Entries with chart source code:
▽
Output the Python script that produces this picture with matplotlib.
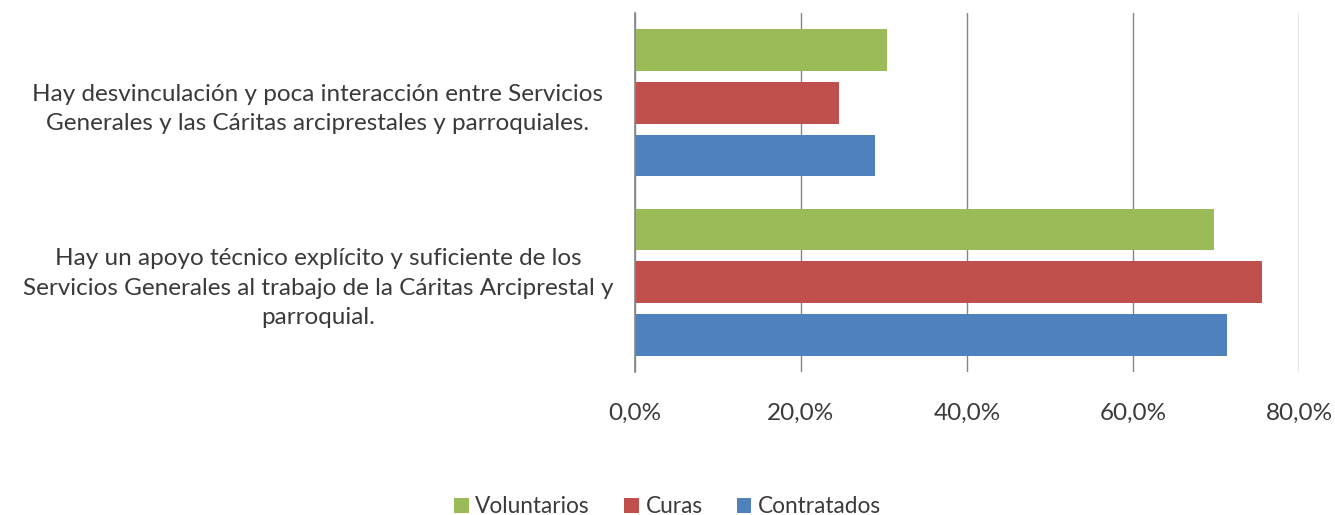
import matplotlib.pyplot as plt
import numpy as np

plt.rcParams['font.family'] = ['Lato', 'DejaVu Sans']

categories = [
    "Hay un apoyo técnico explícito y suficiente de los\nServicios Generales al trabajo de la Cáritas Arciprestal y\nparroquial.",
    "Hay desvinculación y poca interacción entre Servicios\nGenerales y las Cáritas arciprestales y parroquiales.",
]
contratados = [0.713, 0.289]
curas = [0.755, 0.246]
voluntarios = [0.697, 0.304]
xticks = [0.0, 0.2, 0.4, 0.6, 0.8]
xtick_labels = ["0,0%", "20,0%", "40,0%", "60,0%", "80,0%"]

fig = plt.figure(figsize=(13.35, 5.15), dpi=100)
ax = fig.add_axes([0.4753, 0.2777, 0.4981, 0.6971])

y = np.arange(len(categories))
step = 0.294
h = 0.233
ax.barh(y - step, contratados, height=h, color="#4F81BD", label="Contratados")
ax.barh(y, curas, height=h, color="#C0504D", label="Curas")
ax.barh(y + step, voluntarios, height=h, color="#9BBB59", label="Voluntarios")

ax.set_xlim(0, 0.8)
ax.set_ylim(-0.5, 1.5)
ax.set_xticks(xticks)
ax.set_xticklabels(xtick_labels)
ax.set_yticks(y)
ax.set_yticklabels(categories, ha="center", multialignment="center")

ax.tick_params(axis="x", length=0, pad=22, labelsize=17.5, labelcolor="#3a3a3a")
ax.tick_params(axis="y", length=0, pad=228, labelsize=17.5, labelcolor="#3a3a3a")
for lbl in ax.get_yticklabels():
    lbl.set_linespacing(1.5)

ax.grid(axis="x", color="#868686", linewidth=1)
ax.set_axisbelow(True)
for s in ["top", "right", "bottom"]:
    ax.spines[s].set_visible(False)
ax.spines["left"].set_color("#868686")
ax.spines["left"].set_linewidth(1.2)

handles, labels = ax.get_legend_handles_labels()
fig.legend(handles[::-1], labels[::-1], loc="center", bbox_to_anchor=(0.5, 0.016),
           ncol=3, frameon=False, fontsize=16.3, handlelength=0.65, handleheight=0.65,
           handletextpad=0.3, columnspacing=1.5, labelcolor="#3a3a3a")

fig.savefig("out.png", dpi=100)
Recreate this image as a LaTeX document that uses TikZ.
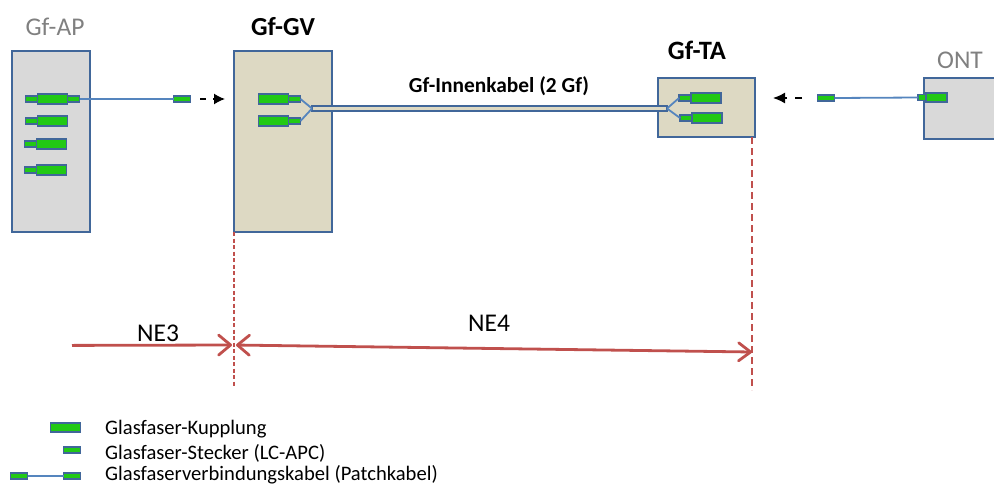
△
◆ **What you should do**: Would you mind returning each entry above word for word, skipping the images?

◆ **Result below**:
Output the Python script that produces this picture with matplotlib.
import matplotlib.pyplot as plt
import numpy as np

plt.rcParams['font.family'] = ['Lato', 'DejaVu Sans']

categories = [
    "Hay un apoyo técnico explícito y suficiente de los\nServicios Generales al trabajo de la Cáritas Arciprestal y\nparroquial.",
    "Hay desvinculación y poca interacción entre Servicios\nGenerales y las Cáritas arciprestales y parroquiales.",
]
contratados = [0.713, 0.289]
curas = [0.755, 0.246]
voluntarios = [0.697, 0.304]
xticks = [0.0, 0.2, 0.4, 0.6, 0.8]
xtick_labels = ["0,0%", "20,0%", "40,0%", "60,0%", "80,0%"]

fig = plt.figure(figsize=(13.35, 5.15), dpi=100)
ax = fig.add_axes([0.4753, 0.2777, 0.4981, 0.6971])

y = np.arange(len(categories))
step = 0.294
h = 0.233
ax.barh(y - step, contratados, height=h, color="#4F81BD", label="Contratados")
ax.barh(y, curas, height=h, color="#C0504D", label="Curas")
ax.barh(y + step, voluntarios, height=h, color="#9BBB59", label="Voluntarios")

ax.set_xlim(0, 0.8)
ax.set_ylim(-0.5, 1.5)
ax.set_xticks(xticks)
ax.set_xticklabels(xtick_labels)
ax.set_yticks(y)
ax.set_yticklabels(categories, ha="center", multialignment="center")

ax.tick_params(axis="x", length=0, pad=22, labelsize=17.5, labelcolor="#3a3a3a")
ax.tick_params(axis="y", length=0, pad=228, labelsize=17.5, labelcolor="#3a3a3a")
for lbl in ax.get_yticklabels():
    lbl.set_linespacing(1.5)

ax.grid(axis="x", color="#868686", linewidth=1)
ax.set_axisbelow(True)
for s in ["top", "right", "bottom"]:
    ax.spines[s].set_visible(False)
ax.spines["left"].set_color("#868686")
ax.spines["left"].set_linewidth(1.2)

handles, labels = ax.get_legend_handles_labels()
fig.legend(handles[::-1], labels[::-1], loc="center", bbox_to_anchor=(0.5, 0.016),
           ncol=3, frameon=False, fontsize=16.3, handlelength=0.65, handleheight=0.65,
           handletextpad=0.3, columnspacing=1.5, labelcolor="#3a3a3a")

fig.savefig("out.png", dpi=100)
Recreate this image as a LaTeX document that uses TikZ.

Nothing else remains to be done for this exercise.